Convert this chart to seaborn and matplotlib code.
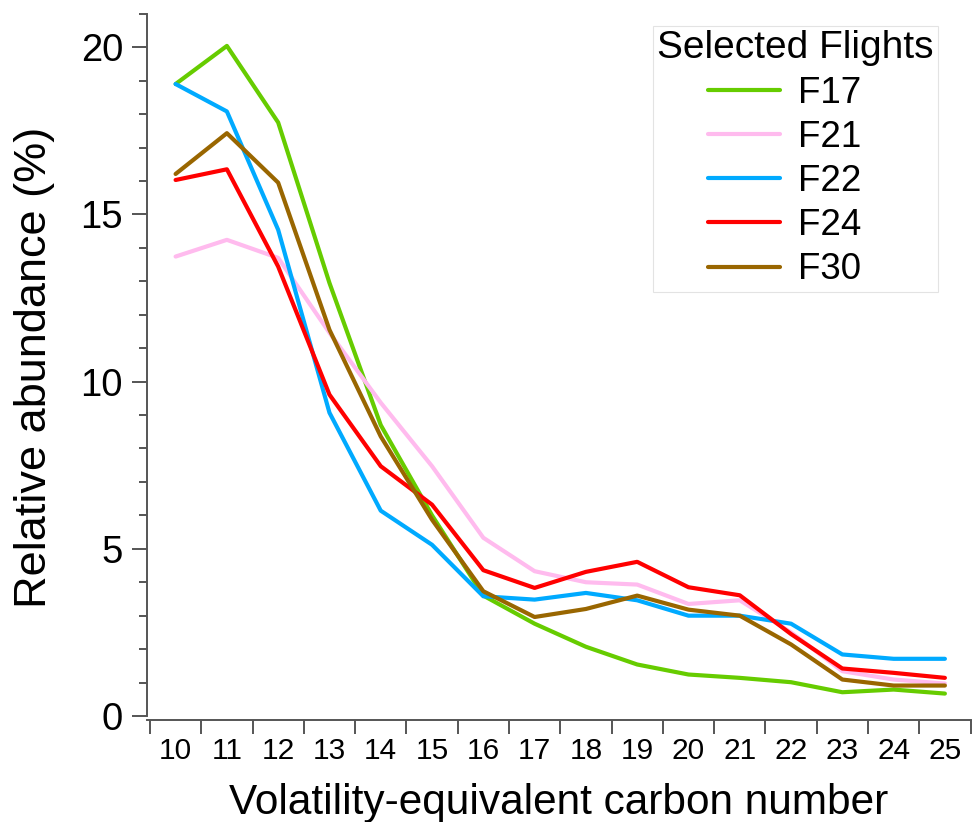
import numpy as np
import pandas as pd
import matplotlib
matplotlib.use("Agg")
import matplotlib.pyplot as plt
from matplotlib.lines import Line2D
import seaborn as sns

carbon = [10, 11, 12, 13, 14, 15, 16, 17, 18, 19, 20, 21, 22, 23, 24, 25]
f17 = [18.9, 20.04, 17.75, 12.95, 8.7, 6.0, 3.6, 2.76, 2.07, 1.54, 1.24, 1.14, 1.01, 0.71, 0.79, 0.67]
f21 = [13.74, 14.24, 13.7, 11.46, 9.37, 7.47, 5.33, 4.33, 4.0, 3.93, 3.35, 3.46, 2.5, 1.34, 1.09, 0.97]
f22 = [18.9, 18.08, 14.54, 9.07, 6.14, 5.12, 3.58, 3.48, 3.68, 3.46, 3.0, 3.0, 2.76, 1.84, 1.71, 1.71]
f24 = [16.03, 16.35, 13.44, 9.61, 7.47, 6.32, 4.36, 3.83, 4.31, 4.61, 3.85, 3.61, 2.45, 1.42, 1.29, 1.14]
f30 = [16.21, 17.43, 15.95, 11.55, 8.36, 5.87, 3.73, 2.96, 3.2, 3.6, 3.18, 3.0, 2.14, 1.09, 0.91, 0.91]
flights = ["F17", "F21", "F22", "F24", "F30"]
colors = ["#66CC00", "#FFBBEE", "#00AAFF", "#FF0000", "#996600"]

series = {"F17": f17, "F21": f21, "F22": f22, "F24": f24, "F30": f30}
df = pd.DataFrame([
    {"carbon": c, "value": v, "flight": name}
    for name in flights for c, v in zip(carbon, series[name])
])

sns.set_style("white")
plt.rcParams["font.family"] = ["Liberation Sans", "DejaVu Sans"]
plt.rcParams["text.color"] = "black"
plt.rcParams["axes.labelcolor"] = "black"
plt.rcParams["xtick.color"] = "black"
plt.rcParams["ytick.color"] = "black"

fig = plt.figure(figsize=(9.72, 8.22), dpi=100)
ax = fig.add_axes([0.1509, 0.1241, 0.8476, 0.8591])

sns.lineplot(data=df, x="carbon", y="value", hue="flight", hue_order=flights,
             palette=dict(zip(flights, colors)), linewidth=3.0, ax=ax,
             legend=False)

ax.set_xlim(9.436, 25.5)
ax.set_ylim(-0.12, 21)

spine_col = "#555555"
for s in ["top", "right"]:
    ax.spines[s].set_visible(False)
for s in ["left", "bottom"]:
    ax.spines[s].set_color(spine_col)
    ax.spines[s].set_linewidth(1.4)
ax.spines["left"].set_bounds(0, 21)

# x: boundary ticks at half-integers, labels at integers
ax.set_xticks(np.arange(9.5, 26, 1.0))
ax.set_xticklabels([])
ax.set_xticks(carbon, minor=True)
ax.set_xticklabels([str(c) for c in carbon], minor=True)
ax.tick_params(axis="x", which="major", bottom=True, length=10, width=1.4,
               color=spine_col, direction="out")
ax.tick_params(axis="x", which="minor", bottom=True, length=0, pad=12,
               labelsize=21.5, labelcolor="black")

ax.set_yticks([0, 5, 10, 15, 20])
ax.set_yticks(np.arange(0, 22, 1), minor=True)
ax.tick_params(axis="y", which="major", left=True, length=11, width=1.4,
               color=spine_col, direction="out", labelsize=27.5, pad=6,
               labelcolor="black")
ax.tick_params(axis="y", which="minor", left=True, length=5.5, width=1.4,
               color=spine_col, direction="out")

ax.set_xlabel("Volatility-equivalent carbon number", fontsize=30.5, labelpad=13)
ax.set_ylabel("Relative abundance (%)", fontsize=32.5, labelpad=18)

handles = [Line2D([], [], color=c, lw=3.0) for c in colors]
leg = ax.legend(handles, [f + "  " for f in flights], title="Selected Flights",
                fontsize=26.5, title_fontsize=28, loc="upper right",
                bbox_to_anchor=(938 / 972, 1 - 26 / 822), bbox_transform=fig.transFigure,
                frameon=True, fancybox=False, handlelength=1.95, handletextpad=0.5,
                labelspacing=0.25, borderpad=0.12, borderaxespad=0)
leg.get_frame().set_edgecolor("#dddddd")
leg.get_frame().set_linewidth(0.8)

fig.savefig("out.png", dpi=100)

- [WHAT YOU WILL DO]: Omit pictures; set down the rest of the material word for word.

- [FULL RESPONSE]:
Convert this chart to seaborn and matplotlib code.
import numpy as np
import pandas as pd
import matplotlib
matplotlib.use("Agg")
import matplotlib.pyplot as plt
from matplotlib.lines import Line2D
import seaborn as sns

carbon = [10, 11, 12, 13, 14, 15, 16, 17, 18, 19, 20, 21, 22, 23, 24, 25]
f17 = [18.9, 20.04, 17.75, 12.95, 8.7, 6.0, 3.6, 2.76, 2.07, 1.54, 1.24, 1.14, 1.01, 0.71, 0.79, 0.67]
f21 = [13.74, 14.24, 13.7, 11.46, 9.37, 7.47, 5.33, 4.33, 4.0, 3.93, 3.35, 3.46, 2.5, 1.34, 1.09, 0.97]
f22 = [18.9, 18.08, 14.54, 9.07, 6.14, 5.12, 3.58, 3.48, 3.68, 3.46, 3.0, 3.0, 2.76, 1.84, 1.71, 1.71]
f24 = [16.03, 16.35, 13.44, 9.61, 7.47, 6.32, 4.36, 3.83, 4.31, 4.61, 3.85, 3.61, 2.45, 1.42, 1.29, 1.14]
f30 = [16.21, 17.43, 15.95, 11.55, 8.36, 5.87, 3.73, 2.96, 3.2, 3.6, 3.18, 3.0, 2.14, 1.09, 0.91, 0.91]
flights = ["F17", "F21", "F22", "F24", "F30"]
colors = ["#66CC00", "#FFBBEE", "#00AAFF", "#FF0000", "#996600"]

series = {"F17": f17, "F21": f21, "F22": f22, "F24": f24, "F30": f30}
df = pd.DataFrame([
    {"carbon": c, "value": v, "flight": name}
    for name in flights for c, v in zip(carbon, series[name])
])

sns.set_style("white")
plt.rcParams["font.family"] = ["Liberation Sans", "DejaVu Sans"]
plt.rcParams["text.color"] = "black"
plt.rcParams["axes.labelcolor"] = "black"
plt.rcParams["xtick.color"] = "black"
plt.rcParams["ytick.color"] = "black"

fig = plt.figure(figsize=(9.72, 8.22), dpi=100)
ax = fig.add_axes([0.1509, 0.1241, 0.8476, 0.8591])

sns.lineplot(data=df, x="carbon", y="value", hue="flight", hue_order=flights,
             palette=dict(zip(flights, colors)), linewidth=3.0, ax=ax,
             legend=False)

ax.set_xlim(9.436, 25.5)
ax.set_ylim(-0.12, 21)

spine_col = "#555555"
for s in ["top", "right"]:
    ax.spines[s].set_visible(False)
for s in ["left", "bottom"]:
    ax.spines[s].set_color(spine_col)
    ax.spines[s].set_linewidth(1.4)
ax.spines["left"].set_bounds(0, 21)

# x: boundary ticks at half-integers, labels at integers
ax.set_xticks(np.arange(9.5, 26, 1.0))
ax.set_xticklabels([])
ax.set_xticks(carbon, minor=True)
ax.set_xticklabels([str(c) for c in carbon], minor=True)
ax.tick_params(axis="x", which="major", bottom=True, length=10, width=1.4,
               color=spine_col, direction="out")
ax.tick_params(axis="x", which="minor", bottom=True, length=0, pad=12,
               labelsize=21.5, labelcolor="black")

ax.set_yticks([0, 5, 10, 15, 20])
ax.set_yticks(np.arange(0, 22, 1), minor=True)
ax.tick_params(axis="y", which="major", left=True, length=11, width=1.4,
               color=spine_col, direction="out", labelsize=27.5, pad=6,
               labelcolor="black")
ax.tick_params(axis="y", which="minor", left=True, length=5.5, width=1.4,
               color=spine_col, direction="out")

ax.set_xlabel("Volatility-equivalent carbon number", fontsize=30.5, labelpad=13)
ax.set_ylabel("Relative abundance (%)", fontsize=32.5, labelpad=18)

handles = [Line2D([], [], color=c, lw=3.0) for c in colors]
leg = ax.legend(handles, [f + "  " for f in flights], title="Selected Flights",
                fontsize=26.5, title_fontsize=28, loc="upper right",
                bbox_to_anchor=(938 / 972, 1 - 26 / 822), bbox_transform=fig.transFigure,
                frameon=True, fancybox=False, handlelength=1.95, handletextpad=0.5,
                labelspacing=0.25, borderpad=0.12, borderaxespad=0)
leg.get_frame().set_edgecolor("#dddddd")
leg.get_frame().set_linewidth(0.8)

fig.savefig("out.png", dpi=100)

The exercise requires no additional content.